El banquete de Herodes
Un arte de lo más fresco.
En el interior del templo, resiste a la degradación un fresco sobre una escena paralela de la vida de San Juan Bautista. Sus ocupantes no son conscientes de su propia desaparición. A algunos de los presentes se les han desvanecido los ojos. Hay una figura que ve sus ropajes confundidos con el mismo tono del fondo. Parece que alguien no tuvo la gentileza de explicarle que ese día no debía vestirse de cielo.
Los pigmentos que mejor sobreviven son los más puros, los que dependen de la naturaleza del material antes que de la técnica que resulta de la emulsión de yema de huevo empleada para la mezcla. La opacidad del rojo cadmio conviene a la piedra, a pesar de la veloz decoloración. Queda la profusión de la tierra verde bajo el marfil negruzco. Faltan aún casi cinco siglos para el descubrimiento del azul de Prusia definitivo, y su fórmula tan solo se intuye: todo artista contemporáneo a Giotto sabe que la cochinilla (que luego se mezclaría con hierro y alumbre) será la primera en desintegrarse.

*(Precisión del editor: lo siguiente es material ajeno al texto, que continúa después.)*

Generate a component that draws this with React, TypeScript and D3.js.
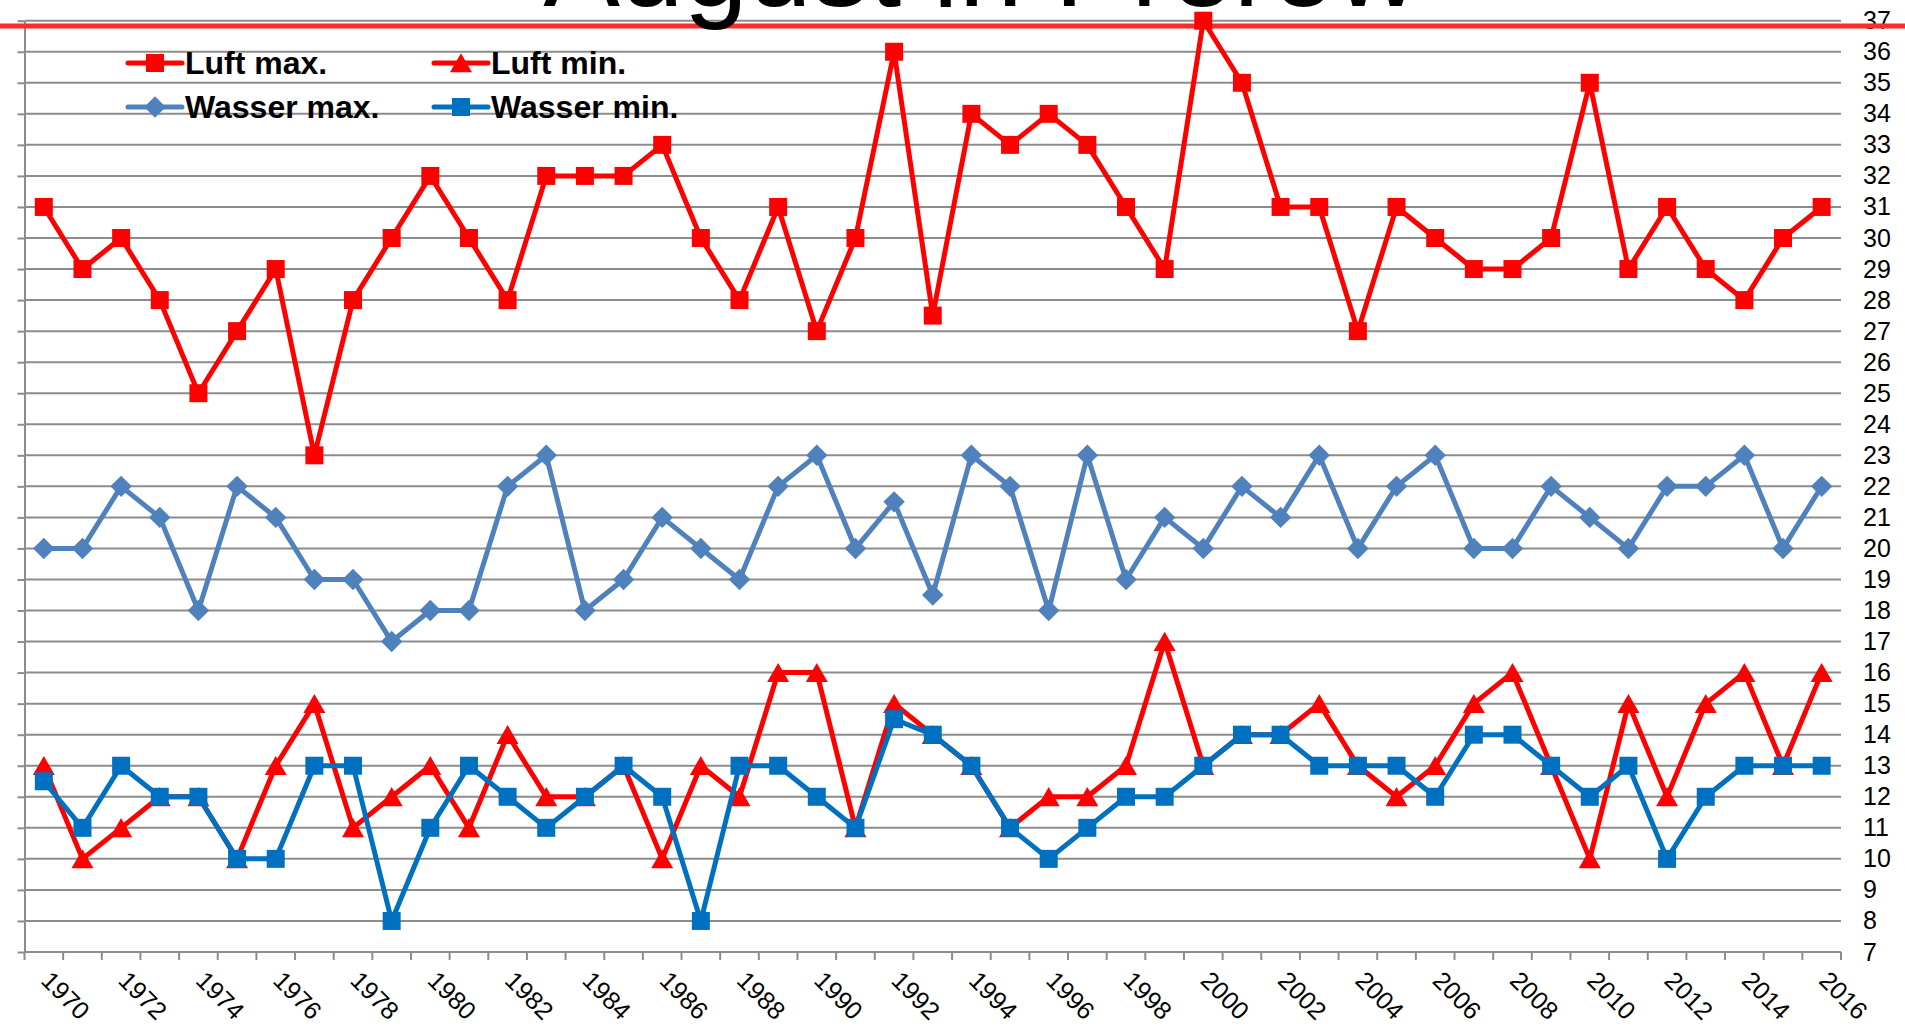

Giotto di Bondone (1267–1337) vivió obsesionado con la idea de que su obra debía pervivir en la materia: probó la sangre de cuantos animales encontró, buscó una vivacidad intensa de lapislázuli, e introdujo un nuevo sentido del volumen, poniendo la excelencia de la técnica al servicio de un escorzo vertical. Al mismo tiempo, expandió su imaginación hacia temáticas increíbles, con variaciones casi obsesivas y elementos inéditos como la incorporación de las cabezas de adultos flotantes rodeadas de oro. Sin embargo, llegó a ciertos lugares en los que nadie quería quedarse: tuvo cierto éxito al final de su vida, pero pagó el precio de anticipar la deuda con la naturaleza que, según explica Vasari, cualquier artista contrae al instante de ponerse a crear: ser marcado para la posteridad como un ser repleto de dudas y sombras.
Giotto siempre despierta polémica. Cuando no es por la atribución de su autoría a un determinado mural, es por el modelo de preservación y restauración de sus obras. Polémicas inherentes a un autor de hace siglos, pero especialmente afiladas en el caso del toscano, sobre cuyo legado e influencia circulan las más enfáticas y extravagantes opiniones. No son solo los terremotos físicos los que ponen en peligro los frescos, los seísmos en forma de disputa también prolongan la sensación de que poco puede hacerse ya para conservar la integridad de las pinturas. La época en que Giotto vivió y desarrolló su arte tampoco fue fácil: el siglo XIV fue el siglo de las epidemias desconocidas, se produjo el descubrimiento para los europeos (en Florencia, por cierto) de la pólvora aplicada al armamento, y los gobernantes eran ciertamente desastrosos (pensemos por un momento en Alfonso XI, o en su sucesor Pedro I de Castilla, Pedro El Cruel para los amigos), incapaces de instaurar la paz y resolver las tremendas hambrunas que asolaron el continente; se sabe por pruebas con carbono que la temperatura de la superficie terrestre disminuyó sensiblemente, lo que afectó a las cosechas y dio inicio a lo que se conoce como Pequeña Edad de Hielo. Todo ello unido a la lenta y penosa salida de la civilización de una oscura Edad Media para acabar en otra tiniebla más densa. Giotto debió morir creyendo que la humanidad no podía estar más cerca del Apocalipsis: en 1337 comenzó en Francia la Guerra de los Cien Años.
Teniendo en cuenta este contexto, brilla con fuerza la ruptura con la edad anterior en las formas, y resalta el avance en la profundidad y el espacio. La renovación de Giotto en la expresión de los rostros es inquietante por su realismo, y más aún, por su exactitud (en este aspecto, su influencia sobre artistas posteriores como Lorenzo Monaco, o Fra Angelico, es indiscutible). Los explosivos tonos sembraron la admiración de pintores tan contemporáneos y obsesionados por el estudio del color como Rothko.
Pero el tiempo es implacable. No es el único elemento en cuestión, aunque contribuye como pocos a desvanecer aquello que nos parecía sólido. La pintura mural sobre el festín de Herodes es otro ejemplo: se intentó lavar el fresco a mediados del siglo XVIII, con deprimente resultado. Con todo, impresiona la escena: la disposición de los personajes, el músico en un aparte y ajeno a lo que sucede, los dos episodios con la cabeza de Juan Bautista (invisible pero ocupando su hueco) que pueden localizarse gracias a la versión de Monaco sobre la misma escena.